Как и в случае со многими литературными приемами Чехова, истоки такой буквализации отыскиваются в его раннем юмористическом творчестве. Комический эффект многих юморесок основан на искусстве каламбуров и «путаницы» между прямым и переносным значениями («— Что жены мылят без мыла? — Головы мужей» (2: 293)) или буквализации-реализации метафор («Кошки, не обыкновенные, а с длинными желтыми когтями, скребли ее за сердце» (1: 416); «Физиономия есть зеркало души, которое так же легко разбивается, как и всякое другое зеркало» (3: 29)). В зрелом творчестве Чехов отходит от подобной — слишком нарочитой и очевидной — буквализации, не теряя при этом остроты своего зрения, приученного воспринимать слово как «поле напряжения» между прямым и переносным смыслами.
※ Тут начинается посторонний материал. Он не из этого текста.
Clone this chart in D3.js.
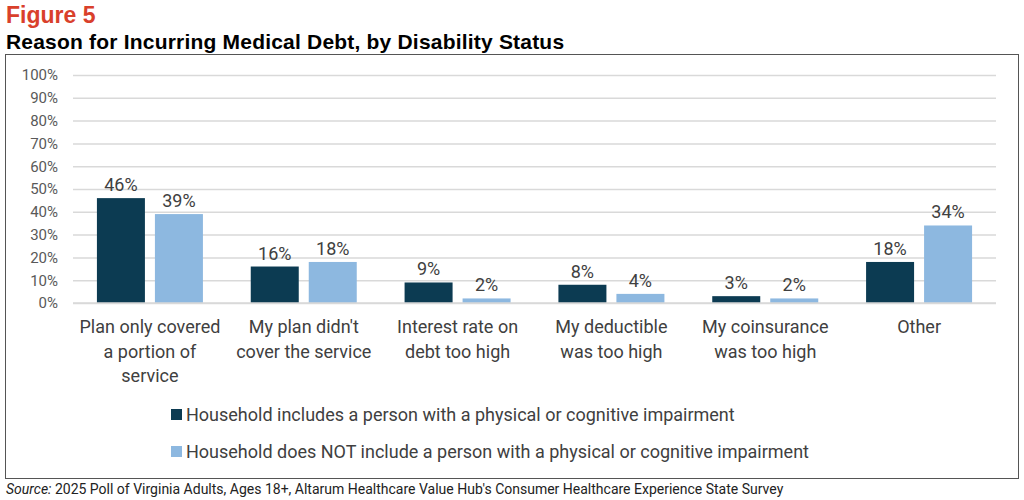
<!DOCTYPE html>
<html><head><meta charset="utf-8">
<script src="https://cdn.jsdelivr.net/npm/d3@7"></script>
<style>body{margin:0;background:#fff}</style>
</head><body>
<div id="chart"></div>
<script>
var categories = [
  ["Plan only covered", "a portion of", "service"],
  ["My plan didn't", "cover the service"],
  ["Interest rate on", "debt too high"],
  ["My deductible", "was too high"],
  ["My coinsurance", "was too high"],
  ["Other"]
];
var withImpairment = [46, 16, 9, 8, 3, 18];
var withoutImpairment = [39, 18, 2, 4, 2, 34];
var seriesNames = [
  "Household includes a person with a physical or cognitive impairment",
  "Household does NOT include a person with a physical or cognitive impairment"
];
var colors = ["#0c3b52", "#8db8e0"];
var yTicks = [0, 10, 20, 30, 40, 50, 60, 70, 80, 90, 100];

var font = "Roboto, 'Liberation Sans', sans-serif";
var W = 1024, H = 500;
var svg = d3.select("#chart").append("svg").attr("width", W).attr("height", H);

svg.append("text").attr("x", 6).attr("y", 23).attr("fill", "#d9402b")
  .style("font", "bold 23px 'Liberation Sans', sans-serif").text("Figure 5");
svg.append("text").attr("x", 6).attr("y", 49).attr("fill", "#000")
  .style("font", "bold 21px 'Liberation Sans', sans-serif").style("letter-spacing", "0.2px")
  .text("Reason for Incurring Medical Debt, by Disability Status");
svg.append("rect").attr("x", 5.5).attr("y", 54.5).attr("width", 1013).attr("height", 424)
  .attr("fill", "none").attr("stroke", "#555").attr("stroke-width", 1);
svg.append("text").attr("x", 6).attr("y", 494).attr("fill", "#222")
  .style("font", "14px " + font)
  .html("<tspan font-style='italic'>Source:</tspan> 2025 Poll of Virginia Adults, Ages 18+, Altarum Healthcare Value Hub's Consumer Healthcare Experience State Survey");

var x = d3.scaleBand().domain(d3.range(categories.length)).range([73, 996]);
var y = d3.scaleLinear().domain([0, 100]).range([303, 75]);

var g = svg.append("g");
g.append("g").attr("transform", "translate(73,0)")
  .call(d3.axisLeft(y).tickValues(yTicks).tickSize(-923).tickFormat(function(d){return d + "%";}))
  .call(function(a){
    a.select(".domain").remove();
    a.selectAll("line").attr("stroke", "#d9d9d9").attr("stroke-width", 1.5);
    a.selectAll("text").attr("x", -15).attr("fill", "#595959").style("font", "15px " + font);
  });

var bw = 48, gap = 10;
var series = [withImpairment, withoutImpairment];
series.forEach(function(vals, si){
  var off = si === 0 ? -gap/2 - bw : gap/2;
  g.selectAll(".b" + si).data(vals).enter().append("rect")
    .attr("x", function(d, i){ return x(i) + x.bandwidth()/2 + off; })
    .attr("y", function(d){ return y(d); })
    .attr("width", bw)
    .attr("height", function(d){ return y(0) - y(d); })
    .attr("fill", colors[si]);
  g.selectAll(".l" + si).data(vals).enter().append("text")
    .attr("x", function(d, i){ return x(i) + x.bandwidth()/2 + off + bw/2; })
    .attr("y", function(d){ return y(d) - 7; })
    .attr("text-anchor", "middle").attr("fill", "#404040")
    .style("font", "18px " + font)
    .text(function(d){ return d + "%"; });
});

g.append("line").attr("x1", 73).attr("x2", 996).attr("y1", y(0)).attr("y2", y(0))
  .attr("stroke", "#d9d9d9").attr("stroke-width", 1.5);

var cl = g.selectAll(".cat").data(categories).enter().append("text")
  .attr("text-anchor", "middle").attr("fill", "#404040").style("font", "18px " + font);
cl.selectAll("tspan").data(function(d, i){ return d.map(function(t){ return [t, i]; }); })
  .enter().append("tspan")
  .attr("x", function(d){ return x(d[1]) + x.bandwidth()/2; })
  .attr("y", function(d, j){ return 333 + j * 24.5; })
  .text(function(d){ return d[0]; });

seriesNames.forEach(function(n, i){
  var ly = 415 + i * 37;
  svg.append("rect").attr("x", 171).attr("y", ly - 6).attr("width", 11).attr("height", 11).attr("fill", colors[i]);
  svg.append("text").attr("x", 186).attr("y", ly + 6).attr("fill", "#404040")
    .style("font", "18px " + font).text(n);
});
</script>
</body></html>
Мой последний пример — короткое предложение из рассказа «На страстной неделе» (1887): «Церковная паперть суха и залита солнечным светом» (6: 141). Это предложение — своего рода модель того, как семантический обмен между сцепленными элементами приводит чеховское слово в движение, заставляя его балансировать между прямым и переносным значениями. Сказать, что церковная паперть суха, было бы очевидной (и потому излишней) констатацией факта. Сказать, что она залита солнечным светом, было бы достаточно тривиально: мертвая метафора так и осталась бы мертвой. Сцепить два этих предикативных прилагательных — значит оживить каждое из них с помощью такого сцепления и, соответственно, создать новое, квазиоксюморонное единство, в котором противоположности (буквальное — переносное, сухое — мокрое) начинают отсвечивать друг другом. Именно так создает Чехов свою поэзию из того, что Набоков называл «ужасными прозаизмами».

Примечания

1. Отметим также, что упоминание «дьявола» подготовлено прозвучавшей ранее репликой: «— Куда черти несут? Пррава держи!» (4: 327).

2. Шмид называет «буквальное понимание фигуральной речи» одним из приемов, с помощью которых конструктивный принцип поэтического реализуется в прозе [Шмид 1998: 22—23].